The new system includes Ecochlor’s original ClO2 treatment technology, which has been tested extensively to ensure that it works effectively as a single-pass treatment under all operating conditions; there is no neutralisation or treatment prior to discharge.
There are no TRO sensors, no electrodes and no complex power supplies. This ballast water treatment process is said to offer several advantages over other techniques, which Ecochlor lists as: it is effective in all water types and conditions without the need for crew to adjust the operating parameters; it does not require treatment prior to discharge; there is no need for neutralisation; it does not use TRO sensors which can interrupt the ballasting/deballasting operations; it has very low energy use; and it can handle different modular arrangements with flow rates up to 16,200 m3/hr.
This allows for a consistent, easy-to-use system for the crew without the uncertainty of its effectiveness when faced with varying water types.
Ecochlor vice president of business development Andrew Marshall said, “Why filterless? The short answer is the customer asked for it. Some customers require a high-volume pumping rate without the issues of filters,” he said.

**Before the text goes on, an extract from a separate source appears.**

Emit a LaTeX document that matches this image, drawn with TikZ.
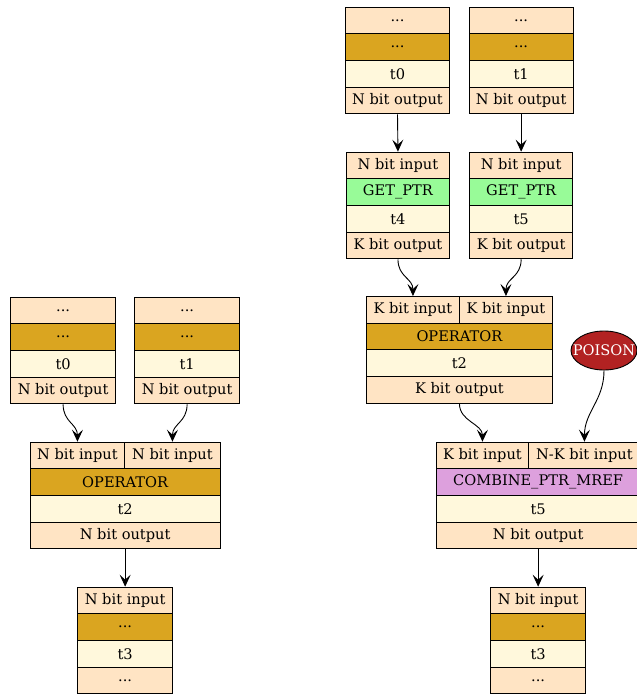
\documentclass[tikz,border=0pt]{standalone}
\usepackage{fontspec}
\setmainfont{DejaVu Serif}
\usetikzlibrary{arrows.meta,shapes.geometric}
\definecolor{bisque}{HTML}{FFE4C4}
\definecolor{goldenrod}{HTML}{DAA520}
\definecolor{cornsilk}{HTML}{FFF8DC}
\definecolor{palegreen}{HTML}{98FB98}
\definecolor{plum}{HTML}{DDA0DD}
\definecolor{firebrick}{HTML}{B22222}
\tikzset{
  cell/.style={draw=black, line width=0.9pt, inner sep=0pt, anchor=north west,
    minimum height=26.67pt, font=\fontsize{14.6}{16}\selectfont},
  bq/.style={cell, fill=bisque},
  gr/.style={cell, fill=goldenrod},
  cs/.style={cell, fill=cornsilk},
  pg/.style={cell, fill=palegreen},
  pl/.style={cell, fill=plum},
  edge/.style={-{Stealth[length=12pt,width=11pt,inset=5pt]}, line width=0.9pt},
}
\begin{document}
\begin{tikzpicture}[x=1pt,y=-1pt]
\useasboundingbox (0,0) rectangle (637,696);
% ---------------- left graph ----------------
\node[bq, minimum width=104.7pt] (l0a) at (10.3,296.7) {...};
\node[gr, minimum width=104.7pt] (l0b) at (10.3,323.3) {...};
\node[cs, minimum width=104.7pt] (l0c) at (10.3,350) {t0};
\node[bq, minimum width=104.7pt] (l0d) at (10.3,376.7) {N bit output};
\node[bq, minimum width=104.7pt] (l1a) at (134.3,296.7) {...};
\node[gr, minimum width=104.7pt] (l1b) at (134.3,323.3) {...};
\node[cs, minimum width=104.7pt] (l1c) at (134.3,350) {t1};
\node[bq, minimum width=104.7pt] (l1d) at (134.3,376.7) {N bit output};
\node[bq, minimum width=94.6pt] (lopa) at (29.7,441.7) {N bit input};
\node[bq, minimum width=95.4pt] (lopb) at (124.3,441.7) {N bit input};
\node[gr, minimum width=190pt] (lopc) at (29.7,468.3) {OPERATOR};
\node[cs, minimum width=190pt] (lopd) at (29.7,495) {t2};
\node[bq, minimum width=190pt] (lope) at (29.7,521.7) {N bit output};
\node[bq, minimum width=95pt] (l3a) at (77.2,586.7) {N bit input};
\node[gr, minimum width=95pt] (l3b) at (77.2,613.3) {...};
\node[cs, minimum width=95pt] (l3c) at (77.2,640) {t3};
\node[bq, minimum width=95pt] (l3d) at (77.2,666.7) {...};
\draw[edge] (l0d.south) .. controls +(0,18) and +(0,-18) .. (lopa.north);
\draw[edge] (l1d.south) .. controls +(0,18) and +(0,-18) .. (lopb.north);
\draw[edge] (lope.south) -- (l3a.north);
% ---------------- right graph ----------------
\node[bq, minimum width=104.7pt] (r0a) at (344.7,6.7) {...};
\node[gr, minimum width=104.7pt] (r0b) at (344.7,33.3) {...};
\node[cs, minimum width=104.7pt] (r0c) at (344.7,60) {t0};
\node[bq, minimum width=104.7pt] (r0d) at (344.7,86.7) {N bit output};
\node[bq, minimum width=104pt] (r1a) at (468.7,6.7) {...};
\node[gr, minimum width=104pt] (r1b) at (468.7,33.3) {...};
\node[cs, minimum width=104pt] (r1c) at (468.7,60) {t1};
\node[bq, minimum width=104pt] (r1d) at (468.7,86.7) {N bit output};
\node[bq, minimum width=103.6pt] (r4a) at (345.7,151.7) {N bit input};
\node[pg, minimum width=103.6pt] (r4b) at (345.7,178.3) {GET\_PTR};
\node[cs, minimum width=103.6pt] (r4c) at (345.7,205) {t4};
\node[bq, minimum width=103.6pt] (r4d) at (345.7,231.7) {K bit output};
\node[bq, minimum width=103pt] (r5a) at (469.2,151.7) {N bit input};
\node[pg, minimum width=103pt] (r5b) at (469.2,178.3) {GET\_PTR};
\node[cs, minimum width=103pt] (r5c) at (469.2,205) {t5};
\node[bq, minimum width=103pt] (r5d) at (469.2,231.7) {K bit output};
\node[bq, minimum width=93pt] (ropa) at (366,296) {K bit input};
\node[bq, minimum width=93pt] (ropb) at (459,296) {K bit input};
\node[gr, minimum width=186pt] (ropc) at (366,322.7) {OPERATOR};
\node[cs, minimum width=186pt] (ropd) at (366,349.3) {t2};
\node[bq, minimum width=186pt] (rope) at (366,376) {K bit output};
\node[ellipse, draw=black, line width=0.9pt, fill=firebrick,
  minimum width=66pt, minimum height=39pt, inner sep=0pt,
  label={[text=white, inner sep=0pt, font=\fontsize{14.6}{16}\selectfont]center:POISON}]
  (poison) at (604,350.5) {};
\node[bq, minimum width=92.6pt] (cba) at (435.7,441.7) {K bit input};
\node[bq, minimum width=111.4pt] (cbb) at (528.3,441.7) {N-K bit input};
\node[pl, minimum width=204pt] (cbc) at (435.7,468.3) {COMBINE\_PTR\_MREF};
\node[cs, minimum width=204pt] (cbd) at (435.7,495) {t5};
\node[bq, minimum width=204pt] (cbe) at (435.7,521.7) {N bit output};
\node[bq, minimum width=95pt] (r3a) at (490.2,586.7) {N bit input};
\node[gr, minimum width=95pt] (r3b) at (490.2,613.3) {...};
\node[cs, minimum width=95pt] (r3c) at (490.2,640) {t3};
\node[bq, minimum width=95pt] (r3d) at (490.2,666.7) {...};
\draw[edge] (r0d.south) -- (r4a.north);
\draw[edge] (r1d.south) -- (r5a.north);
\draw[edge] (r4d.south) .. controls +(0,18) and +(0,-18) .. (ropa.north);
\draw[edge] (r5d.south) .. controls +(0,18) and +(0,-18) .. (ropb.north);
\draw[edge] (rope.south) .. controls +(0,18) and +(0,-18) .. (cba.north);
\draw[edge] (poison.south) .. controls +(0,30) and +(0,-30) .. (cbb.north);
\draw[edge] (cbe.south) -- (r3a.north);
\end{tikzpicture}
\end{document}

There are some concerns about filterless operations when operating in suspended sediments or turbidity. “UV relies on line of sight to the organism,” he said, “which is why you need a filter on a UV system.”
Hypercholorite reacts with any organisms, living or dead, in the water and requires high doses to ensure efficiency. Ecochlor uses ClO2, which only reacts with living organisms.
“With EcoOne, our operating parameters are very favourable for tanker operators,” he said. This should not damage tank coatings compared to the high doses of hypochlorite required by other systems.
For owners that wish to use a filter, for instance in freshwater, the EcoOne system can be provided in a hybrid format, incorporating a filter.